To theology’s plantation house, Anthony returns, the ruffian, the prodigal son. He doesn’t want to join the party, though, he doesn’t want to partake of the fatted calf. Instead, he wants us to come with him; so he he takes us by the hand, and he leads us out to the pigsty, and he invites us to sit down beside him in the mud, and he says: stop your incessant talking for a minute, won’t you? Look. Listen. There is life here and you know nothing about it.
The thing about nature is that it isn’t natural. Or, rather, the problem is that that everything is natural. The two-headed kitten is natural. The prize-winning carrot is natural. Virtue is natural, and vice is natural. Marriage is natural but so is promiscuity, so is divorce, so is polyamory, so is Grindr. Even Dolly Parton is natural. What we notice when we pay attention to the world, when we let ecology be our guide, is that there isn’t any one way that nature ought to be, there isn’t any stable state. The circle of life is always shifting around, always changing its location; sometimes it looks less like a circle and more like a line of flight; sometimes it is a Möbius strip. Aquinas thought that the reason we couldn’t find the garden of Eden was because it was hidden behind a mountain somewhere; what he didn’t realise is that it’s actually a city now.
Theology is worried that if it steps down from Pride Rock to play in the forest with the warthogs of ecology and the meerkats of philosophy, the hyenas will take over. What it doesn’t notice is that the other animals are perfectly capable of finding some new order between themselves; what it doesn’t notice is that the hyenas are voiced by black people: the Lion King is racist, you guys, and everything would likely be better if we stopped trying to eat everyone.

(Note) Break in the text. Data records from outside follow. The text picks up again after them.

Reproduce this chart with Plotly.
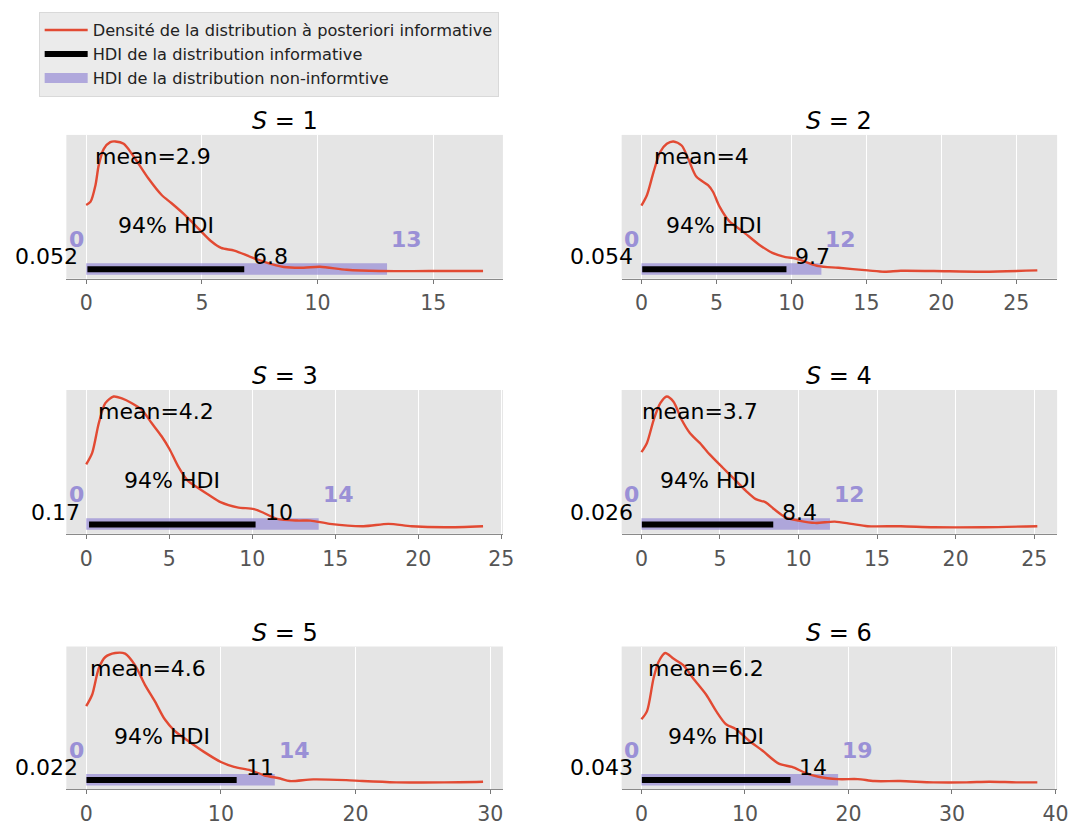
import plotly.graph_objects as go
from plotly.subplots import make_subplots

# densité à posteriori informative, y normalisé au pic de chaque panneau
dens_x_1 = [0, 0.19, 0.40, 0.54, 0.76, 1.04, 1.26, 1.62, 1.97, 2.69, 3.26, 3.69, 4.26, 4.83, 5.4,
            5.83, 6.4, 7.12, 7.69, 8.54, 9.4, 10.1, 11.25, 12.67, 14.8, 17.15]
dens_y_1 = [0.514, 0.539, 0.665, 0.817, 0.944, 0.995, 1.0, 0.982, 0.906, 0.716, 0.59, 0.527, 0.438,
            0.337, 0.236, 0.185, 0.165, 0.115, 0.079, 0.039, 0.033, 0.041, 0.018, 0.008, 0.008, 0.008]

dens_x_2 = [0, 0.37, 0.81, 1.25, 1.69, 2.13, 2.68, 3.12, 3.67, 4.44, 4.77, 5.21, 5.87, 6.75, 7.85,
            8.73, 9.61, 10.27, 10.93, 11.81, 13.13, 15.1, 16.2, 17.3, 19.5, 22.8, 26.4]
dens_y_2 = [0.509, 0.59, 0.767, 0.919, 0.982, 1.0, 0.969, 0.868, 0.729, 0.665, 0.615, 0.501, 0.388,
            0.312, 0.21, 0.147, 0.115, 0.104, 0.079, 0.046, 0.033, 0.013, 0.003, 0.01, 0.008, 0.003, 0.013]

dens_x_3 = [0, 0.36, 0.76, 1.15, 1.65, 2.15, 2.75, 3.35, 3.94, 4.54, 5.03, 5.53, 6.13, 6.72, 7.32,
            8.12, 9.11, 10.1, 10.7, 11.5, 12.7, 13.5, 14.67, 16.7, 18.2, 19.6, 21.6, 23.9]
dens_y_3 = [0.481, 0.569, 0.797, 0.949, 1.0, 0.986, 0.949, 0.898, 0.797, 0.696, 0.595, 0.468, 0.354,
            0.303, 0.253, 0.19, 0.152, 0.139, 0.109, 0.064, 0.051, 0.051, 0.026, 0.008, 0.026, 0.008,
            0.0, 0.008]

dens_x_4 = [0, 0.35, 0.78, 1.2, 1.61, 2.03, 2.56, 3.08, 3.71, 4.34, 5.18, 6.02, 6.65, 7.28, 7.91,
            8.43, 9.17, 10.01, 11.06, 12.3, 13.36, 14.4, 16.5, 18.6, 21.8, 25.2]
dens_y_4 = [0.574, 0.645, 0.822, 0.949, 1.0, 0.961, 0.822, 0.721, 0.645, 0.557, 0.455, 0.354, 0.278,
            0.215, 0.19, 0.139, 0.076, 0.051, 0.033, 0.043, 0.026, 0.008, 0.008, 0.0, 0.0, 0.008]

dens_x_5 = [0, 0.44, 0.93, 1.42, 2.15, 2.89, 3.62, 4.36, 5.1, 5.83, 6.57, 7.55, 8.77, 10.0, 10.97,
            12.2, 13.2, 14.4, 15.1, 16.85, 19.3, 20.5, 23.0, 26.6, 29.46]
dens_y_5 = [0.59, 0.678, 0.881, 0.969, 1.0, 0.995, 0.906, 0.754, 0.627, 0.489, 0.4, 0.324, 0.236,
            0.16, 0.122, 0.096, 0.058, 0.033, 0.013, 0.026, 0.02, 0.013, 0.003, 0.003, 0.008]

dens_x_6 = [0, 0.54, 1.17, 1.65, 2.29, 3.08, 4.04, 4.99, 6.26, 7.22, 8.17, 9.13, 10.4, 11.68, 13.27,
            14.55, 15.82, 17.1, 19.0, 20.9, 22.5, 25.0, 28.2, 31.4, 33.6, 36.2, 38.25]
dens_y_6 = [0.489, 0.552, 0.805, 0.931, 1.0, 0.957, 0.906, 0.805, 0.678, 0.552, 0.451, 0.413, 0.324,
            0.248, 0.147, 0.122, 0.077, 0.046, 0.028, 0.028, 0.013, 0.013, 0.003, 0.003, 0.008,
            0.003, 0.003]

dens_x = [dens_x_1, dens_x_2, dens_x_3, dens_x_4, dens_x_5, dens_x_6]
dens_y = [dens_y_1, dens_y_2, dens_y_3, dens_y_4, dens_y_5, dens_y_6]

s_values = [1, 2, 3, 4, 5, 6]
means = [2.9, 4.0, 4.2, 3.7, 4.6, 6.2]
hdi_inf_low = [0.052, 0.054, 0.17, 0.026, 0.022, 0.043]
hdi_inf_high = [6.83, 9.67, 10.2, 8.39, 11.17, 14.4]
hdi_flat_low = [0, 0, 0, 0, 0, 0]
hdi_flat_high = [13.0, 12.0, 14.0, 12.0, 14.0, 19.0]

RED = "#E24A33"
LAV = "rgba(152,142,213,0.72)"
LAV_TXT = "#9A90D6"
FONT = "DejaVu Sans"

# the page body adds an 8px margin, so the figure is 8px smaller on each side
W, H = 1076, 818
x_doms = [(0.0548, 0.4647), (0.5762, 0.9851)]
y_doms = [(0.6663, 0.8435), (0.3517, 0.5290), (0.0367, 0.2127)]

fig = make_subplots(rows=3, cols=2)


def fmt(v):
    return f"{v:.2g}"


for i in range(6):
    r, c = i // 2 + 1, i % 2 + 1
    first = i == 0
    fig.add_trace(go.Scatter(x=[hdi_flat_low[i], hdi_flat_high[i]], y=[0.024, 0.024], mode="lines",
                             line=dict(color=LAV, width=11.5), name="HDI de la distribution non-informtive",
                             legendrank=3, showlegend=first, hoverinfo="skip"), row=r, col=c)
    fig.add_trace(go.Scatter(x=[hdi_inf_low[i], hdi_inf_high[i]], y=[0.021, 0.021], mode="lines",
                             line=dict(color="black", width=6), name="HDI de la distribution informative",
                             legendrank=2, showlegend=first, hoverinfo="skip"), row=r, col=c)
    fig.add_trace(go.Scatter(x=dens_x[i], y=dens_y[i], mode="lines",
                             line=dict(color=RED, width=2.4, shape="spline", smoothing=0.8),
                             name="Densité de la distribution à posteriori informative",
                             legendrank=1, showlegend=first), row=r, col=c)

    xmax = max(dens_x[i])
    dt = 5 if xmax < 28 else 10
    xa = "x" if i == 0 else f"x{i + 1}"
    ya = "y" if i == 0 else f"y{i + 1}"
    fig.update_xaxes(row=r, col=c, domain=x_doms[c - 1], range=[-0.05 * xmax, 1.05 * xmax],
                     dtick=dt, tick0=0, showgrid=True, gridcolor="white", gridwidth=1,
                     zeroline=False, showline=True, linecolor="#8a8a8a", linewidth=1.3,
                     ticks="outside", ticklen=4, tickcolor="#777777", ticklabelstandoff=2,
                     tickfont=dict(family=FONT, size=20.5, color="#555555"))
    fig.update_yaxes(row=r, col=c, domain=y_doms[r - 1], range=[-0.05, 1.05],
                     visible=False, showgrid=False, zeroline=False)

    def txt(x, y, s, anchor, xshift=0, color="black", bold=False):
        fig.add_annotation(x=x, y=y, xref=xa, yref=ya, text=f"<b>{s}</b>" if bold else s,
                           showarrow=False, xanchor=anchor, yanchor="bottom", xshift=xshift, yshift=-9,
                           font=dict(family=FONT, size=22, color=color))

    txt(means[i], 0.84, f"mean={fmt(means[i])}", "center")
    txt((hdi_inf_low[i] + hdi_inf_high[i]) / 2, 0.315, "94% HDI", "center")
    txt(hdi_inf_low[i], 0.0735, fmt(hdi_inf_low[i]), "right", xshift=-7)
    txt(hdi_inf_high[i], 0.0735, fmt(hdi_inf_high[i]), "left", xshift=7)
    txt(hdi_flat_low[i], 0.21, fmt(hdi_flat_low[i]), "right", xshift=0, color=LAV_TXT, bold=True)
    txt(hdi_flat_high[i], 0.21, fmt(hdi_flat_high[i]), "left", xshift=2, color=LAV_TXT, bold=True)

    xd, yd = x_doms[c - 1], y_doms[r - 1]
    fig.add_annotation(x=(xd[0] + xd[1]) / 2, y=yd[1], xref="paper", yref="paper",
                       text=f"<i>S</i> = {s_values[i]}", showarrow=False, xanchor="center",
                       yanchor="bottom", yshift=-2, font=dict(family=FONT, size=24, color="black"))

fig.update_layout(
    width=W, height=H, margin=dict(l=0, r=0, t=0, b=0),
    paper_bgcolor="white", plot_bgcolor="#E5E5E5",
    font=dict(family=FONT, color="black"),
    legend=dict(x=0.0288, y=0.9951, xanchor="left", yanchor="top", bgcolor="#EBEBEB",
                bordercolor="#D9D9D9", borderwidth=1, itemwidth=43,
                font=dict(family=FONT, size=16.2, color="#222222"), tracegroupgap=0),
)

fig.write_html("out.html")
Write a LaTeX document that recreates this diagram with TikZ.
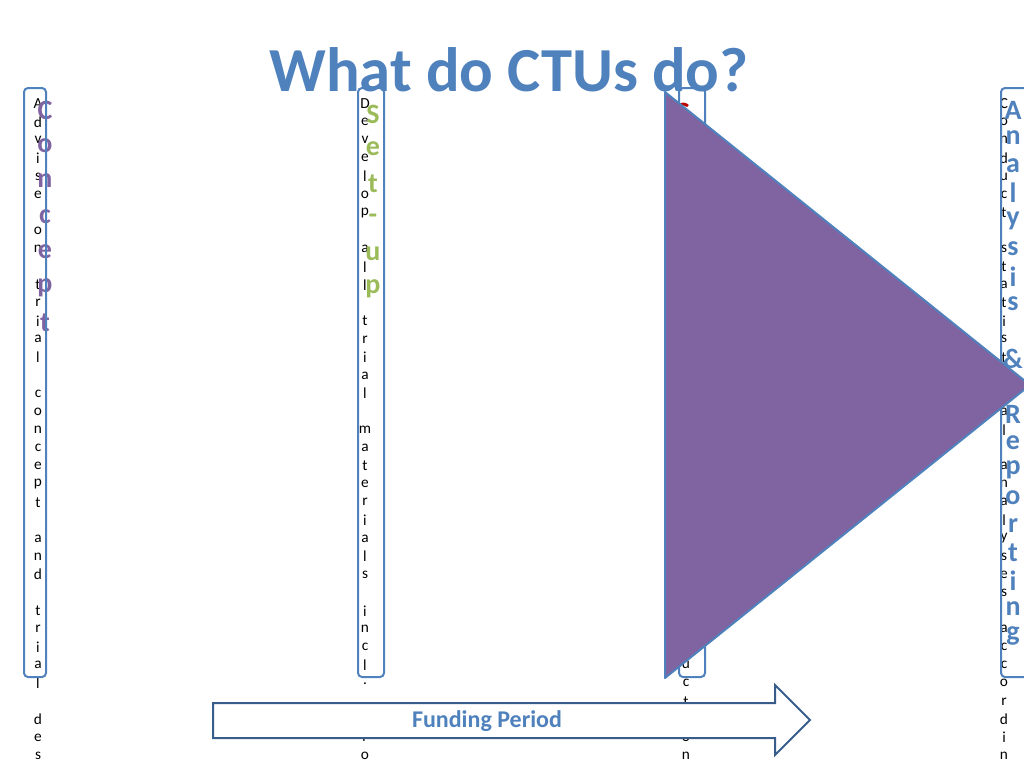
\documentclass[tikz,border=0pt]{standalone}
\usepackage{fontspec}
\setmainfont{Carlito}
\definecolor{tblue}{HTML}{4F81BD}
\definecolor{tpurple}{HTML}{8064A2}
\definecolor{tgreen}{HTML}{9BBB59}
\definecolor{dblue}{HTML}{385D8A}
\begin{document}
\begin{tikzpicture}[x=0.75pt,y=-0.75pt,
  small/.style={font=\fontsize{11.5}{12}\selectfont,text=black,inner sep=0},
  big/.style={font=\bfseries\fontsize{21}{22}\selectfont,inner sep=0},
  col/.style={draw=tblue,line width=1.5pt,rounded corners=3pt}]
\useasboundingbox (0,0) rectangle (1024,768);
\node[font=\bfseries\fontsize{47}{52}\selectfont,text=tblue] (title) at (509,70) {What do CTUs do?};
% column 1
\foreach \c [count=\i from 0] in {A,d,v,i,s,e,{},o,n,{},t,r,i,a,l,{},c,o,n,c,e,p,t,{},a,n,d,{},t,r,i,a,l,{},d,e,s}
  \node[small] (a\i) at (38,{104+\i*18.1}) {\c};
\foreach \c [count=\i from 0] in {C,o,n,c,e,p,t}
  \node[big,text=tpurple] (ab\i) at (45,{110+\i*35.5}) {\c};
% column 2
\foreach \c [count=\i from 0] in {D,e,v,e,l,o,p,{},a,l,l,{},t,r,i,a,l,{},m,a,t,e,r,i,a,l,s,{},i,n,c,l,.,{},p,r,o}
  \node[small] (b\i) at (365,{104+\i*18.1}) {\c};
\foreach \c [count=\i from 0] in {S,e,t,-,u,p}
  \node[big,text=tgreen] (bb\i) at (373,{114+\i*35}) {\c};
% column 3
\node[big,text=red!75!black] (cb0) at (682,112) {C};
\foreach \c/\i in {u/31,c/32,t/33,i/34,o/35,n/36}
  \node[small] (c\i) at (686,{104+\i*18.1}) {\c};
% column 4
\foreach \c [count=\i from 0] in {C,o,n,d,u,c,t,{},s,t,a,t,i,s,t,i,c,a,l,{},a,n,a,l,y,s,e,s,{},a,c,c,o,r,d,i,n}
  \node[small] (d\i) at (1004,{104+\i*18.1}) {\c};
\foreach \c [count=\i from 0] in {A,n,a,l,y,s,i,s,{},\&,{},R,e,p,o,r,t,i,n,g}
  \node[big,text=tblue] (db\i) at (1013,{110+\i*27.7}) {\c};
% boxes
\draw[col] (24,88) rectangle (46,677);
\draw[col] (358,88) rectangle (384,677);
\draw[col] (679,88) rectangle (705,677);
\draw[col] (1001,88) rectangle (1030,677);
% triangle
\coordinate (t1) at (665,92);
\coordinate (t2) at (1030,385);
\coordinate (t3) at (665,678);
\draw[fill=tpurple,draw=tblue,line width=1.5pt,line join=round] (t1) -- (t2) -- (t3) -- cycle;
% funding arrow
\draw[fill=white,draw=dblue,line width=1.5pt] (213,703) -- (775,703) -- (775,685) -- (810,720) -- (775,755) -- (775,738) -- (213,738) -- cycle;
\node[font=\bfseries\fontsize{18}{20}\selectfont,text=tblue] (fp) at (487,721) {Funding Period};
\end{tikzpicture}
\end{document}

Instead of the Neoplatonic circle of life which is always, inevitably, a hierarchy Anthony invites us to pay attention to the complex, ever-changing web of life. Hakuna matata: or, as he puts it, ‘the more joyful affects a person experiences and fosters the more ethical they become and the only way to increase joy is through useful encounters or between mutually joyful affects. The more we understand about the world the more we understand how our bodies are compatible with others’ (p206). This is not the bland hedonism of the teenage lion on a gap year, however: the ethics of non-theology begin not with Simba but with Pumba; not with orthodox theology’s petulant flouncing in the face of a challenge to the authority it considers rightfully its own but with the heretic expelled from the community which cannot bear the stench of his (natural) flesh. Non-theology begins in the pigsty. Only Pumba, you will remember, was able to view the stars apart from the narcissistic mythologising which can see in nature only affirmation of our divine right to rule. Only Pumba could see, like Anthony, the possibility of grace in the onset of gout. For non-theology, freedom is not delimited by the dark shadows at the edge of empire, the limits of our ability to conquer the world; it belongs instead in our kinship with others, the ties of friendship which extend beyond the limits of our own kind such that the lion may lie down with the meerkat, according to the Franciscan affirmation of the brother- and sisterhood of all things. For Anthony, the Lion King should have ended not with the restoration of kingly rule but as in the Ismaili epistle The Case of the Animals versus Man Before the King of the Jinn, which ‘details a protest made by the animals against humanity and their violence against them because of their belief “that the animals were their runaway and rebellious slaves”’ (p221). The Warthog Non-theologian ends with Simba on trial.
Simba’s fate would, we might infer, be like that of Cain, another child of privilege who, on finding his status as rightful heir challenged, responded by murdering a close relative, and was consequently condemned to up sticks and wander about the earth, forever homeless. Perhaps what God took issue with in Cain’s offering was not bloodlessness of his arable sacrifice but the fact that he had settled down, staked out the boundaries of a field and declared it to be ‘mine’. For the final thing to note about the non-theology of Ecologies of Thought is its itinerant nature. Non-theology is peripatetic, rootless, ‘exiled such that home itself is always something stranger than it seems.’ Non-theology is unstuck in time because time itself is unstuck; it is a nomad, wandering homeless through the earth because the earth itself is homeless, nomadic; nature is always wandering, waiting and groaning for the emergence of the messiah; and zhe, too, will be natural.